About 10 percent of children with heart problems at birth — and half of those with severe heart defects — go on to have language, motor or other neurodevelopmental difficulties. Similarly, many autistic people have disruptions to their autonomic nervous system, which regulates the heart, suggesting links between the organ and brain development.

The new work “reinforces a whole-body perspective on autism,” Lerch says.

Some of the mice model autism-linked conditions, such as fragile X and San Filippo syndromes. Because these conditions are extremely rare in the general population, they are difficult to study in cardiac clinics, says Mark McCauley, associate professor of cardiology at the University of Illinois at Chicago. McCauley was not involved in the new work but has studied cardiac arrhythmias in mouse models of Rett syndrome.

Directly comparing the conditions in mice may help fill the gap and identify shared mechanisms between autism and congenital heart problems, he says. “It’s very hypothesis-generating research.”

The researchers used ultrasound to examine heart structure and function in mice with mutations in six autism-linked genes: ARID1B, CHD8, FMR1, SGSH, SHANK3 and VPS13B. They also looked at mice with deletions in a stretch of DNA called 16p11.2, which are linked to autism and other neuropsychiatric conditions.

ARID1B, FMR1 and 16p have been strongly linked to both autism and congenital heart disease, whereas VPS13B is newly connected to autism, and there are few known instances of heart problems in people with mutations in the gene. “We wanted to get a spectrum of models with respect to both phenotypes,” Assimopoulos says.

Of all the models, the 16p mice had the most cardiac anomalies, followed by mice with mutations in ARID1B or FMR1. Both genes affect a signaling pathway called Wnt/beta-catenin, which regulates cell growth and cell death. The pathway is a good target for future research on autism and the heart, McCauley says.

But in both cardiac structure and function, the model mice were more different from each other than they were from control mice, echoing the heterogeneity seen in other autism traits.

It’s still unclear whether the heart anomalies and brain function are causally linked in the animals or simply demonstrate how a gene can serve multiple functions, Lerch says. But the findings suggest the heart contributes to autism traits in at least some mice.

“There are indeed phenotypes worth investigating further and linking to the brain,” he says.

The findings were published in Autism Research in April.

Cardiac research in autistic people often focuses on functional problems, but the differences among models were roughly equally split between structural and functional ones, Assimopoulos says. “There are cases of structural abnormalities that we may be missing.”

The findings support the theory that there are genetic links between autism and congenital heart defects, though the exact mechanisms are still unclear, says Matthew Oster, a pediatric cardiologist at Children’s Healthcare of Atlanta in Georgia, who was not involved in the work.

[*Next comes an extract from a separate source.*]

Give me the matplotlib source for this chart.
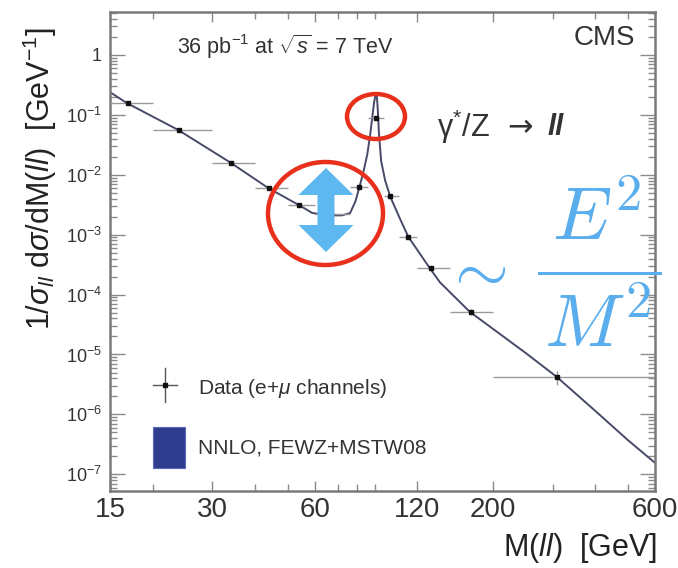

The work also underscores the need to monitor neurodevelopment in children born with heart problems, he says. Such children are 32 percent more likely to have autism than those born with healthy hearts, Oster has shown.

Similarly, clinicians seeing children with autism may want to evaluate them for heart conditions, McCauley says.

The team is working to compare the heart data with brain scans of the mice to better elucidate how the two organs influence each other, Assimopoulos says. Knocking out the genes in only the heart or brain could also help answer that question, she says.